** BEGIN RECORDED INFORMATION **

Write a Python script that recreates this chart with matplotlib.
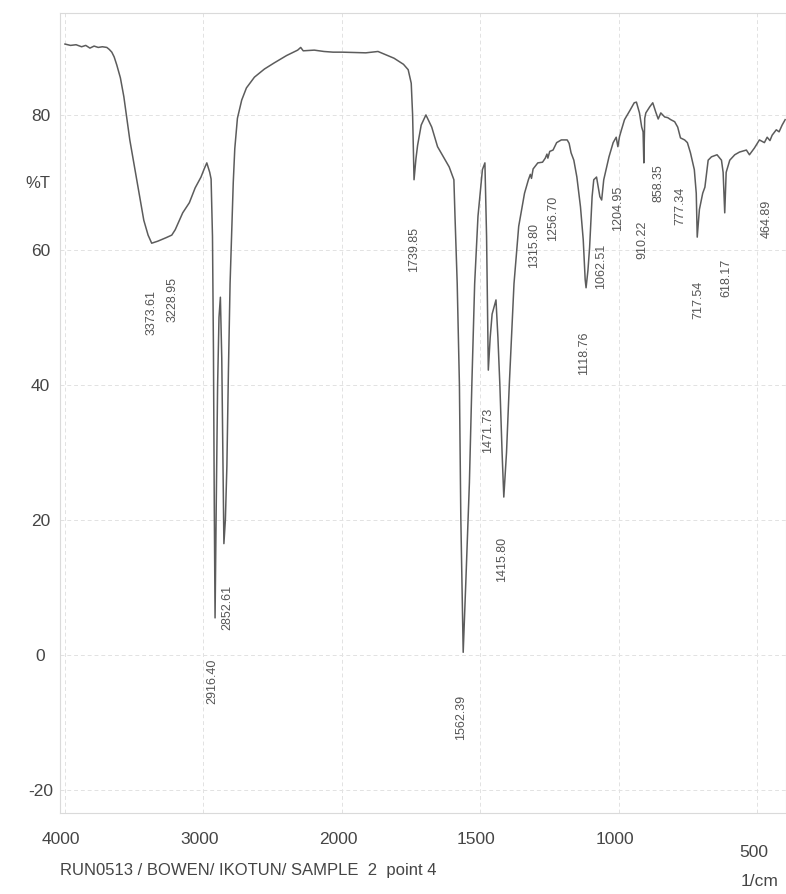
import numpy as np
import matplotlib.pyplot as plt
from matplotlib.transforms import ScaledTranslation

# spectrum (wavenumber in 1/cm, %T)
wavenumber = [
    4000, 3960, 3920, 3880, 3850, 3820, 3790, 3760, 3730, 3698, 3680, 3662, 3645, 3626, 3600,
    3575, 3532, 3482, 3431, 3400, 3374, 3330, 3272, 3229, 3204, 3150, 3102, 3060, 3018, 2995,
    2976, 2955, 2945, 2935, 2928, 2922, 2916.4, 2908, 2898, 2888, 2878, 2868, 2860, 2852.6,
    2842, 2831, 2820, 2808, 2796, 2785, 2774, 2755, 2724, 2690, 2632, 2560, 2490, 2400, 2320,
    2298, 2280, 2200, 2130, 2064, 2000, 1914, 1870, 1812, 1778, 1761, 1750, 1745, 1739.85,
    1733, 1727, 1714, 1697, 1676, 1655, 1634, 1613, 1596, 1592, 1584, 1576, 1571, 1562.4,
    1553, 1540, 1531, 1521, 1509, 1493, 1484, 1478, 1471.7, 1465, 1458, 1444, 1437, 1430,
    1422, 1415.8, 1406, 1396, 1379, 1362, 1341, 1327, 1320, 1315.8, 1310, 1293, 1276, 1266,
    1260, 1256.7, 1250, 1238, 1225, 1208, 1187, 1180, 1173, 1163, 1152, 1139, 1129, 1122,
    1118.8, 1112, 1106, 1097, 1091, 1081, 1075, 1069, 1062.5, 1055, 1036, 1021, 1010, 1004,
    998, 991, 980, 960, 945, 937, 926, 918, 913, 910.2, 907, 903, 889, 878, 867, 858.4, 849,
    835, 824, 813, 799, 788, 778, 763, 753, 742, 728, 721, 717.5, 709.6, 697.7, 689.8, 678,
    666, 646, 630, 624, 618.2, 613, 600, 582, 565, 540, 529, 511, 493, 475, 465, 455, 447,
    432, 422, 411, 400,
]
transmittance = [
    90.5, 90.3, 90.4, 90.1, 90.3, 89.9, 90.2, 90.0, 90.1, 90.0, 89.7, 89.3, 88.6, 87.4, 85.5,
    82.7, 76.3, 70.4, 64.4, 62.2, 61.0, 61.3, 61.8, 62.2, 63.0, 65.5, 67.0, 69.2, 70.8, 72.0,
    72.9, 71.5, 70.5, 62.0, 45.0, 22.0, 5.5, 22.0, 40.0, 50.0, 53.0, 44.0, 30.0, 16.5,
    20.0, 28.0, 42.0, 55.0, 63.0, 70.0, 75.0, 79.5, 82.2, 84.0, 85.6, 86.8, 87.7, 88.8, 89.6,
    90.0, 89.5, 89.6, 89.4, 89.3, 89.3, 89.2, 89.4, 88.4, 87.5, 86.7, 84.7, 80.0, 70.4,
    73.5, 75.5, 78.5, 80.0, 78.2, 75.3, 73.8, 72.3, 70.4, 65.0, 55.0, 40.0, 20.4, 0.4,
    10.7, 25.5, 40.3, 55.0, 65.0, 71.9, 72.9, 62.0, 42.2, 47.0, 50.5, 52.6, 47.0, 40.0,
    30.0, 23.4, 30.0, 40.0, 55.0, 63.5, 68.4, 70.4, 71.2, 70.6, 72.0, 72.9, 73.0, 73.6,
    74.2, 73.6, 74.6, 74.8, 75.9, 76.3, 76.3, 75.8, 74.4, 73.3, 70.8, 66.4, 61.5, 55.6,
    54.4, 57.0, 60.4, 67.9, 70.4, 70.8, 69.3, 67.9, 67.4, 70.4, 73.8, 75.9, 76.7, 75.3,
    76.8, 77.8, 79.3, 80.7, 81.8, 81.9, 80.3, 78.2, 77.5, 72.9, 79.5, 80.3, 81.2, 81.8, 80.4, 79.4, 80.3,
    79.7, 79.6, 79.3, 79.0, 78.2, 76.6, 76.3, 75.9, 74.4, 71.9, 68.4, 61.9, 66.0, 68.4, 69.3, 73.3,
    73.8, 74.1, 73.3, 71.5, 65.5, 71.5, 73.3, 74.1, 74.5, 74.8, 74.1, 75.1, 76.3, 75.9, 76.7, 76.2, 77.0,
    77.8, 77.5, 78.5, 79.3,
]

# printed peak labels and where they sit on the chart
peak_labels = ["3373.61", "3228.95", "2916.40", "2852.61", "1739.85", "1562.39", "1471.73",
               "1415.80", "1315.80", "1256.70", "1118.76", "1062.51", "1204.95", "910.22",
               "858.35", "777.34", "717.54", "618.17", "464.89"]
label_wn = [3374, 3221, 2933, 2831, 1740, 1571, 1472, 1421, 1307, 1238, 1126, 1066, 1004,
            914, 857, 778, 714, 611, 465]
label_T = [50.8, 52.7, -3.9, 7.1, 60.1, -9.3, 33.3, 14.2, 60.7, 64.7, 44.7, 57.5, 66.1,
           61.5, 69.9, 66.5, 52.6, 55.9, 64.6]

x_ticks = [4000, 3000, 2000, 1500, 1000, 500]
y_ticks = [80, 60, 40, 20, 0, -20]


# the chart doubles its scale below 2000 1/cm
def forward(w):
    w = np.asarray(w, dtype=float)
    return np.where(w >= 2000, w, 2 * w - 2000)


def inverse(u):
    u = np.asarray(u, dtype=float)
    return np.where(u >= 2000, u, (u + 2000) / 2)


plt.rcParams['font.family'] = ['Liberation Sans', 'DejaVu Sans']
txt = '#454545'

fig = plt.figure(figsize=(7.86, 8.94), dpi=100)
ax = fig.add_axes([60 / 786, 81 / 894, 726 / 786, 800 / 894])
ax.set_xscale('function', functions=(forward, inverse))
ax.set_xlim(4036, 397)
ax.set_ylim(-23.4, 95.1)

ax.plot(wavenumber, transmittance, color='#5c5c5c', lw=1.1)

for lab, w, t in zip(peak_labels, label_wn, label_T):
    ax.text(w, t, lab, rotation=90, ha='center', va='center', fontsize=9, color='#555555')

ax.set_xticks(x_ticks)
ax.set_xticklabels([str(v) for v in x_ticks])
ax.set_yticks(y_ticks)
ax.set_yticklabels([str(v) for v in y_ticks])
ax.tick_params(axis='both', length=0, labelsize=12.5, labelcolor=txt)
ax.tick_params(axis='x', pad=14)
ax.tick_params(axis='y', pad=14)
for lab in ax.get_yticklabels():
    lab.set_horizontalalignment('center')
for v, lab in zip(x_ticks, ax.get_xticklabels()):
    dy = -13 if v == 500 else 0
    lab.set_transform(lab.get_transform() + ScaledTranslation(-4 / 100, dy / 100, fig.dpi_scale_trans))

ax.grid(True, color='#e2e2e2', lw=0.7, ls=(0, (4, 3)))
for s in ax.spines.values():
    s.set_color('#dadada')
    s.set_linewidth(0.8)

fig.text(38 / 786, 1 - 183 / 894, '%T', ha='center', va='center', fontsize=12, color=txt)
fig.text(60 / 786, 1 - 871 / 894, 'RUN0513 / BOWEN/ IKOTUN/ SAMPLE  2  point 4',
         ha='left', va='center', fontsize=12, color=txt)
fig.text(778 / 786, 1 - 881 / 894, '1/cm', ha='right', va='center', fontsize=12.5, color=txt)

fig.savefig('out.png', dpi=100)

** END RECORDED INFORMATION **

*WRITTEN TASK*
Your copy of the data should match it exactly, except that pictures are left out.

*RESULT BELOW*
Write a Python script that recreates this chart with matplotlib.
import numpy as np
import matplotlib.pyplot as plt
from matplotlib.transforms import ScaledTranslation

# spectrum (wavenumber in 1/cm, %T)
wavenumber = [
    4000, 3960, 3920, 3880, 3850, 3820, 3790, 3760, 3730, 3698, 3680, 3662, 3645, 3626, 3600,
    3575, 3532, 3482, 3431, 3400, 3374, 3330, 3272, 3229, 3204, 3150, 3102, 3060, 3018, 2995,
    2976, 2955, 2945, 2935, 2928, 2922, 2916.4, 2908, 2898, 2888, 2878, 2868, 2860, 2852.6,
    2842, 2831, 2820, 2808, 2796, 2785, 2774, 2755, 2724, 2690, 2632, 2560, 2490, 2400, 2320,
    2298, 2280, 2200, 2130, 2064, 2000, 1914, 1870, 1812, 1778, 1761, 1750, 1745, 1739.85,
    1733, 1727, 1714, 1697, 1676, 1655, 1634, 1613, 1596, 1592, 1584, 1576, 1571, 1562.4,
    1553, 1540, 1531, 1521, 1509, 1493, 1484, 1478, 1471.7, 1465, 1458, 1444, 1437, 1430,
    1422, 1415.8, 1406, 1396, 1379, 1362, 1341, 1327, 1320, 1315.8, 1310, 1293, 1276, 1266,
    1260, 1256.7, 1250, 1238, 1225, 1208, 1187, 1180, 1173, 1163, 1152, 1139, 1129, 1122,
    1118.8, 1112, 1106, 1097, 1091, 1081, 1075, 1069, 1062.5, 1055, 1036, 1021, 1010, 1004,
    998, 991, 980, 960, 945, 937, 926, 918, 913, 910.2, 907, 903, 889, 878, 867, 858.4, 849,
    835, 824, 813, 799, 788, 778, 763, 753, 742, 728, 721, 717.5, 709.6, 697.7, 689.8, 678,
    666, 646, 630, 624, 618.2, 613, 600, 582, 565, 540, 529, 511, 493, 475, 465, 455, 447,
    432, 422, 411, 400,
]
transmittance = [
    90.5, 90.3, 90.4, 90.1, 90.3, 89.9, 90.2, 90.0, 90.1, 90.0, 89.7, 89.3, 88.6, 87.4, 85.5,
    82.7, 76.3, 70.4, 64.4, 62.2, 61.0, 61.3, 61.8, 62.2, 63.0, 65.5, 67.0, 69.2, 70.8, 72.0,
    72.9, 71.5, 70.5, 62.0, 45.0, 22.0, 5.5, 22.0, 40.0, 50.0, 53.0, 44.0, 30.0, 16.5,
    20.0, 28.0, 42.0, 55.0, 63.0, 70.0, 75.0, 79.5, 82.2, 84.0, 85.6, 86.8, 87.7, 88.8, 89.6,
    90.0, 89.5, 89.6, 89.4, 89.3, 89.3, 89.2, 89.4, 88.4, 87.5, 86.7, 84.7, 80.0, 70.4,
    73.5, 75.5, 78.5, 80.0, 78.2, 75.3, 73.8, 72.3, 70.4, 65.0, 55.0, 40.0, 20.4, 0.4,
    10.7, 25.5, 40.3, 55.0, 65.0, 71.9, 72.9, 62.0, 42.2, 47.0, 50.5, 52.6, 47.0, 40.0,
    30.0, 23.4, 30.0, 40.0, 55.0, 63.5, 68.4, 70.4, 71.2, 70.6, 72.0, 72.9, 73.0, 73.6,
    74.2, 73.6, 74.6, 74.8, 75.9, 76.3, 76.3, 75.8, 74.4, 73.3, 70.8, 66.4, 61.5, 55.6,
    54.4, 57.0, 60.4, 67.9, 70.4, 70.8, 69.3, 67.9, 67.4, 70.4, 73.8, 75.9, 76.7, 75.3,
    76.8, 77.8, 79.3, 80.7, 81.8, 81.9, 80.3, 78.2, 77.5, 72.9, 79.5, 80.3, 81.2, 81.8, 80.4, 79.4, 80.3,
    79.7, 79.6, 79.3, 79.0, 78.2, 76.6, 76.3, 75.9, 74.4, 71.9, 68.4, 61.9, 66.0, 68.4, 69.3, 73.3,
    73.8, 74.1, 73.3, 71.5, 65.5, 71.5, 73.3, 74.1, 74.5, 74.8, 74.1, 75.1, 76.3, 75.9, 76.7, 76.2, 77.0,
    77.8, 77.5, 78.5, 79.3,
]

# printed peak labels and where they sit on the chart
peak_labels = ["3373.61", "3228.95", "2916.40", "2852.61", "1739.85", "1562.39", "1471.73",
               "1415.80", "1315.80", "1256.70", "1118.76", "1062.51", "1204.95", "910.22",
               "858.35", "777.34", "717.54", "618.17", "464.89"]
label_wn = [3374, 3221, 2933, 2831, 1740, 1571, 1472, 1421, 1307, 1238, 1126, 1066, 1004,
            914, 857, 778, 714, 611, 465]
label_T = [50.8, 52.7, -3.9, 7.1, 60.1, -9.3, 33.3, 14.2, 60.7, 64.7, 44.7, 57.5, 66.1,
           61.5, 69.9, 66.5, 52.6, 55.9, 64.6]

x_ticks = [4000, 3000, 2000, 1500, 1000, 500]
y_ticks = [80, 60, 40, 20, 0, -20]


# the chart doubles its scale below 2000 1/cm
def forward(w):
    w = np.asarray(w, dtype=float)
    return np.where(w >= 2000, w, 2 * w - 2000)


def inverse(u):
    u = np.asarray(u, dtype=float)
    return np.where(u >= 2000, u, (u + 2000) / 2)


plt.rcParams['font.family'] = ['Liberation Sans', 'DejaVu Sans']
txt = '#454545'

fig = plt.figure(figsize=(7.86, 8.94), dpi=100)
ax = fig.add_axes([60 / 786, 81 / 894, 726 / 786, 800 / 894])
ax.set_xscale('function', functions=(forward, inverse))
ax.set_xlim(4036, 397)
ax.set_ylim(-23.4, 95.1)

ax.plot(wavenumber, transmittance, color='#5c5c5c', lw=1.1)

for lab, w, t in zip(peak_labels, label_wn, label_T):
    ax.text(w, t, lab, rotation=90, ha='center', va='center', fontsize=9, color='#555555')

ax.set_xticks(x_ticks)
ax.set_xticklabels([str(v) for v in x_ticks])
ax.set_yticks(y_ticks)
ax.set_yticklabels([str(v) for v in y_ticks])
ax.tick_params(axis='both', length=0, labelsize=12.5, labelcolor=txt)
ax.tick_params(axis='x', pad=14)
ax.tick_params(axis='y', pad=14)
for lab in ax.get_yticklabels():
    lab.set_horizontalalignment('center')
for v, lab in zip(x_ticks, ax.get_xticklabels()):
    dy = -13 if v == 500 else 0
    lab.set_transform(lab.get_transform() + ScaledTranslation(-4 / 100, dy / 100, fig.dpi_scale_trans))

ax.grid(True, color='#e2e2e2', lw=0.7, ls=(0, (4, 3)))
for s in ax.spines.values():
    s.set_color('#dadada')
    s.set_linewidth(0.8)

fig.text(38 / 786, 1 - 183 / 894, '%T', ha='center', va='center', fontsize=12, color=txt)
fig.text(60 / 786, 1 - 871 / 894, 'RUN0513 / BOWEN/ IKOTUN/ SAMPLE  2  point 4',
         ha='left', va='center', fontsize=12, color=txt)
fig.text(778 / 786, 1 - 881 / 894, '1/cm', ha='right', va='center', fontsize=12.5, color=txt)

fig.savefig('out.png', dpi=100)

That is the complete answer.